Sam Altman was leaving a computer science class at Stanford last year when he wondered where his friends were.
It's an age-old question, but it got Altman thinking of a different way of arriving at the answer. Alton's creation, for which he left school after his sophomore year, is a service called Loopt, which allows mobile phone users to locate friends using Global Positioning Satellite technology on a cell phone.
The service, which is being offered on Boost Mobile, provides a real-time cell-phone map that pinpoints the location of friends who have agreed to be tracked. Their location is accurate to within 30 feet under peak conditions.
The service also issues alerts when a subscriber's friends are nearby, allowing the subscriber and his friends to call or text message each other to arrange an impromptu meeting.
Boost Mobile, a subsidiary of Sprint Nextel with 4 million users, is starting a marketing campaign for Loopt today with a big event scheduled at Times Square in New York. As part of the service, Boost and Loopt will allow users to tag a location and leave a message about that site. For example, a person could warn friends about a bad dish at a restaurant by leaving a note at the location on the map.
More than 35,000 Boost users have been using the service for free since September. Starting next year, the service will cost $2.99 a month.
Earlier this year, operators like Disney Mobile gave parents the ability to track the whereabouts of their children using their kids' GPS-enabled phones. The Loopt application, though, represents the first example of friends tracking each other on live maps using their cell phones.
Altman said a service like Loopt makes sense in today's mobile world. He said one of the most common text messages sent between friends is "Where are you?" Loopt, he said, answers that question and facilitates communication, allowing friends to meet in person.
"This is about deeper communication," said Alton, the 21-year-old chief executive and founder. "It really brings people together. Instead of the virtual world of social networking, this brings back the human touch."
Altman said he is talking to other carriers about adding the service next year, when Loopt's exclusive agreement with Boost expires.
Helio, another niche mobile carrier, started a similar service last week called Buddy Beacon, which allows subscribers to locate each other using a GPS-enabled device called the Drift. The service, free for Helio subscribers, uses a mapping feature that calls up the location of fellow Helio users who have agreed to be part of a user's Buddy Beacon network.

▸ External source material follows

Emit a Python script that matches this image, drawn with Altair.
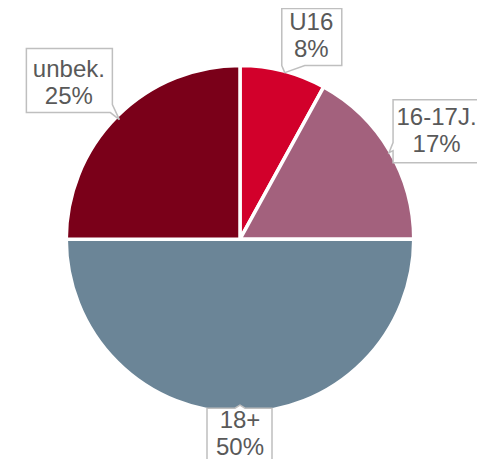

There's a big difference between Helio's service and Loopt's. Loopt users, who are being tracked at all times, have to turn off the system if they don't want to appear on their friends' maps. Buddy Beacon requires users to update their location every time they want to be seen by their friends.
Helio spokesman Rick Heineman said the updating function is designed to preserve some privacy and control for users, giving them the ability to broadcast their location only when they want to.
"Between opting in to update your location and only broadcasting to approved people, we've gone to great lengths to make sure privacy is paramount in this service," said Heineman. "This allows them to control when they communicate."
Rob Enderle, a cell phone analyst, said the services raise questions about privacy for older users. But he said social mapping services could be extremely popular and something that increases the addition of GPS applications to phones. Currently, he said, a small number of phones are sold with GPS chips.
"This could be pretty handy on college campuses, or if you go to major event like a concert," Enderle said. "Younger audiences seem to gravitate toward services like this. They don't seem to worry about folks knowing where they are."
Editor's note: Corrections have been made in the above story.